Israeli airforce targets Hamas site after Gaza rocket attacks
UK academic rejects Israeli prize in ‘political choice’
GAZA CITY, Gaza Strip, May 25, (Agencies): The Israeli military says its aircraft have struck two Hamas militant sites in southern Gaza in response to rocket fire toward Israel.
No one was harmed in Thursday’s airstrikes or in the rocket attacks that preceded them.
Gaza militants have carried out only sporadic rocket fire toward Israel since the end of a 50-day war in 2014. The military says nine rockets have struck Israel so far in 2016, a steep drop off from previous periods. Israel typically responds to the attacks with pinpoint reprisals against Hamas installations that cause no casualties in order to prevent a further escalation.
Recent rocket fire has often been carried out by Salafi groups who oppose Gaza’s Hamas rulers. Nonetheless, Israel says it holds Hamas responsible for any attacks coming from territory it controls.
A statement from Ajnad Beit al-Maqdis, a small Salafist jihadi group, claimed the rocket attack, which came hours after Israeli Prime Minister Benjamin Netanyahu sealed a deal to bring hardline nationalist Avigdor Lieberman into his coalition as defence minister.
“We announce our responsibility for targeting the Nahal Oz military base with a missile,” it said.
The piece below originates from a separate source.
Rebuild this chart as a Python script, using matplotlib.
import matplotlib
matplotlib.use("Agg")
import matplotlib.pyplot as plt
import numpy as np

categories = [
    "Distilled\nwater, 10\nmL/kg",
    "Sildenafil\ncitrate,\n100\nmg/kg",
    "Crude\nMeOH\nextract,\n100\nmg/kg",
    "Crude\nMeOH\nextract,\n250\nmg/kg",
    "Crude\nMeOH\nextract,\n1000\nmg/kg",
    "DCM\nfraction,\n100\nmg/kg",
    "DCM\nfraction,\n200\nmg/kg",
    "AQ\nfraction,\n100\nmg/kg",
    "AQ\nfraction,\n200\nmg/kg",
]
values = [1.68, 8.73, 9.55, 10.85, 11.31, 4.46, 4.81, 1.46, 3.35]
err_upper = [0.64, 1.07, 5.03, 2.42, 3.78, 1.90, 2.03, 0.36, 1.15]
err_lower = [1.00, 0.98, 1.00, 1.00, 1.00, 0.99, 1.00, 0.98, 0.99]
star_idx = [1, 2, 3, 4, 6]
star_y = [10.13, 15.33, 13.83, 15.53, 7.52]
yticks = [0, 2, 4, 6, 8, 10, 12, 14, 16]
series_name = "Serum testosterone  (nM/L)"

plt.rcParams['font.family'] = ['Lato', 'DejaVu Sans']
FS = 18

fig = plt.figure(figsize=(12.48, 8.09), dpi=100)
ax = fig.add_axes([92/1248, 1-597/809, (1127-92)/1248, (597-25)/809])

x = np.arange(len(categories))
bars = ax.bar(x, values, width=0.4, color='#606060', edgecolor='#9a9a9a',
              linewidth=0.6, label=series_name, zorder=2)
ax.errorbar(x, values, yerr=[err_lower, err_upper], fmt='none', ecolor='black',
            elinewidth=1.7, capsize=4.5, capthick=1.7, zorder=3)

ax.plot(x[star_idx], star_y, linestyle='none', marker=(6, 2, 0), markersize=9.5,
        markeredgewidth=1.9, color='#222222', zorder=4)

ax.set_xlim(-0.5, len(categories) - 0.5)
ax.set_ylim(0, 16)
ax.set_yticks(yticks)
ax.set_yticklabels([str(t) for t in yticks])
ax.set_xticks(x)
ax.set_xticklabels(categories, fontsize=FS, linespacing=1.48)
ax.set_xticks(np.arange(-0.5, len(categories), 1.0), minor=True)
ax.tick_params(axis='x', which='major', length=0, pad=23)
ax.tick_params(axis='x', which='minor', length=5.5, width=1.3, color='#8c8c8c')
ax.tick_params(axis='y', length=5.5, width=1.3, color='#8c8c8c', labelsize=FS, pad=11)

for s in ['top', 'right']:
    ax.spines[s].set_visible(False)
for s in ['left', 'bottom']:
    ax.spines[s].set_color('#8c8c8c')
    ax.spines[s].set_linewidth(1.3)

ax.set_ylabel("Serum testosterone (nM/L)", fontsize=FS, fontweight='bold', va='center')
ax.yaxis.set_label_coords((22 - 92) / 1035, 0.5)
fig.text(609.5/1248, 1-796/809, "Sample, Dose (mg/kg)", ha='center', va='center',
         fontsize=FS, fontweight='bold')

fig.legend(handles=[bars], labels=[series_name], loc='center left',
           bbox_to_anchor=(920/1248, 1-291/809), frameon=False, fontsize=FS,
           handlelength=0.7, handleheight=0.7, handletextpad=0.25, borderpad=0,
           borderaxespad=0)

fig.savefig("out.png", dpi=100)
According to the army, nine projectiles fired from the Gaza Strip -- which is run by Islamist movement Hamas -- have hit Israel since the start of 2016.
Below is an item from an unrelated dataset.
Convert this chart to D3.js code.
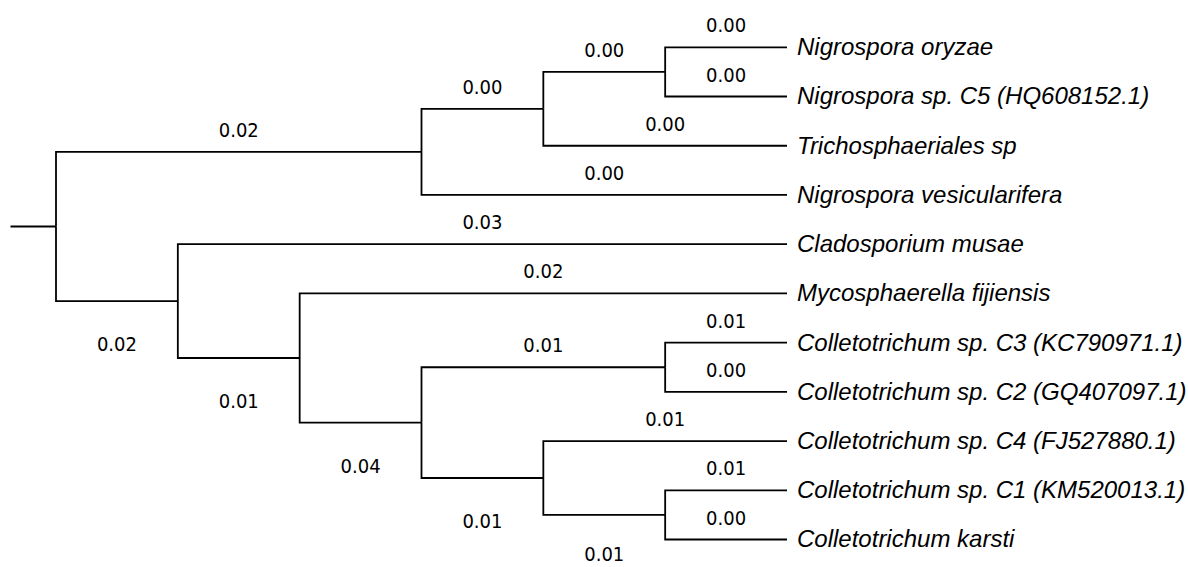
<!DOCTYPE html>
<html>
<head>
<meta charset="utf-8">
<script src="https://cdn.jsdelivr.net/npm/d3@7"></script>
<style>
  html, body { margin: 0; padding: 0; background: #fff; }
  .branch-len { font-family: "DejaVu Sans Condensed", "DejaVu Sans", sans-serif; font-stretch: condensed; font-size: 20px; fill: #000; }
  .taxon { font-family: "Liberation Sans", Arial, sans-serif; font-style: italic; font-size: 24px; fill: #000; }
</style>
</head>
<body>
<div id="chart"></div>
<script>
//tree table: node name, parent name, branch length (children in drawing order)
var nodeNames = [
  "root",
  "n1", "n2", "n3",
  "Nigrospora oryzae",
  "Nigrospora sp. C5 (HQ608152.1)",
  "Trichosphaeriales sp",
  "Nigrospora vesicularifera",
  "n4",
  "Cladosporium musae",
  "n5",
  "Mycosphaerella fijiensis",
  "n6", "n7",
  "Colletotrichum sp. C3 (KC790971.1)",
  "Colletotrichum sp. C2 (GQ407097.1)",
  "n8",
  "Colletotrichum sp. C4 (FJ527880.1)",
  "n9",
  "Colletotrichum sp. C1 (KM520013.1)",
  "Colletotrichum karsti"
];
var parentNames = [
  "",
  "root", "n1", "n2",
  "n3",
  "n3",
  "n2",
  "n1",
  "root",
  "n4",
  "n4",
  "n5",
  "n5", "n6",
  "n7",
  "n7",
  "n6",
  "n8",
  "n8",
  "n9",
  "n9"
];
var branchLengths = [
  null,
  0.02, 0.00, 0.00,
  0.00,
  0.00,
  0.00,
  0.00,
  0.02,
  0.03,
  0.01,
  0.02,
  0.04, 0.01,
  0.01,
  0.00,
  0.01,
  0.01,
  0.01,
  0.01,
  0.00
];

var W = 1188, H = 567;

var svg = d3.select("#chart").append("svg")
  .attr("width", W)
  .attr("height", H);

var rows = nodeNames.map(function(n, i) {
  return { name: n, parent: parentNames[i], length: branchLengths[i] };
});

var root = d3.stratify()
  .id(function(d) { return d.name; })
  .parentId(function(d) { return d.parent || null; })(rows);

//leaves lined up on the right, evenly spaced
d3.cluster()
  .size([1, 1])
  .separation(function() { return 1; })(root);

var xScale = d3.scaleLinear().domain([0, 1]).range([56, 787]);
var yScale = d3.scaleLinear()
  .domain(d3.extent(root.leaves(), function(d) { return d.x; }))
  .range([47.3, 539.5]);

var stubX = 10.5;

//branches
var g = svg.append("g").attr("class", "branches")
  .attr("fill", "none")
  .attr("stroke", "#000")
  .attr("stroke-width", 1.8);

g.append("path")
  .attr("d", "M" + stubX + "," + yScale(root.x) + "H" + xScale(root.y));

g.selectAll("path.link")
  .data(root.links())
  .enter()
  .append("path")
  .attr("class", "link")
  .attr("d", function(d) {
    return "M" + xScale(d.source.y) + "," + yScale(d.source.x) +
      "V" + yScale(d.target.x) +
      "H" + xScale(d.target.y);
  });

//branch length labels: internal last children get theirs below
//(kept inside the bottom edge)
svg.append("g").attr("class", "lengths")
  .selectAll("text")
  .data(root.descendants().filter(function(d) { return d.parent; }))
  .enter()
  .append("text")
  .attr("class", "branch-len")
  .attr("text-anchor", "middle")
  .attr("x", function(d) { return (xScale(d.parent.y) + xScale(d.y)) / 2; })
  .attr("y", function(d) {
    var sibs = d.parent.children;
    var below = d.children && sibs[sibs.length - 1] === d;
    return Math.min(yScale(d.x) + (below ? 50 : -15), H - 6);
  })
  .text(function(d) { return d3.format(".2f")(d.data.length); });

//taxon labels
svg.append("g").attr("class", "taxa")
  .selectAll("text")
  .data(root.leaves())
  .enter()
  .append("text")
  .attr("class", "taxon")
  .attr("x", function(d) { return xScale(d.y) + 10; })
  .attr("y", function(d) { return yScale(d.x); })
  .attr("dy", "0.33em")
  .text(function(d) { return d.data.name; });
</script>
</body>
</html>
Smaller, more radical Islamist groups have often been blamed, with Hamas forces either unwilling or unable to prevent the rocket fire.
The statement from the Salafists accused Hamas of carrying out a campaign against the “mujahideen”.
In its statement the Israeli army repeated its policy of holding “Hamas accountable for all attacks emanating from the Gaza Strip.”
Hamas’s military wing confirmed the strikes targeted one of its bases near Rafah in southern Gaza and in the Nuseirat refugee camp, causing no casualties.
Lieberman has over the years threatened action on Gaza and its Hamas rulers.
He recently said that if he became defence minister, he would give Hamas’s Gaza leader Ismail Haniya 48 hours to return detained Israelis and soldiers’ bodies “or you’re dead”.
Meanwhile, a prominent British academic said Thursday she had turned down a prestigious Israeli award for political reasons, in what looked to be the latest attempt by Western activists to boycott the Jewish state.
Catherine Hall, a history professor at University College London, said her rejection of $300,000 in prize money from The Dan David Foundation was “an independent political choice.” She declined to elaborate, but her stance appeared to be inspired by the international BDS movement, which calls for boycotts, divestment and sanctions against Israel.
In a statement to the British Committee for the Universities of Palestine, a pro-BDS group, Hall announced that she was withdrawn from the prize “after many discussions with those who are deeply involved with the politics of IsraelPalestine, but with differing views as to how best to act.”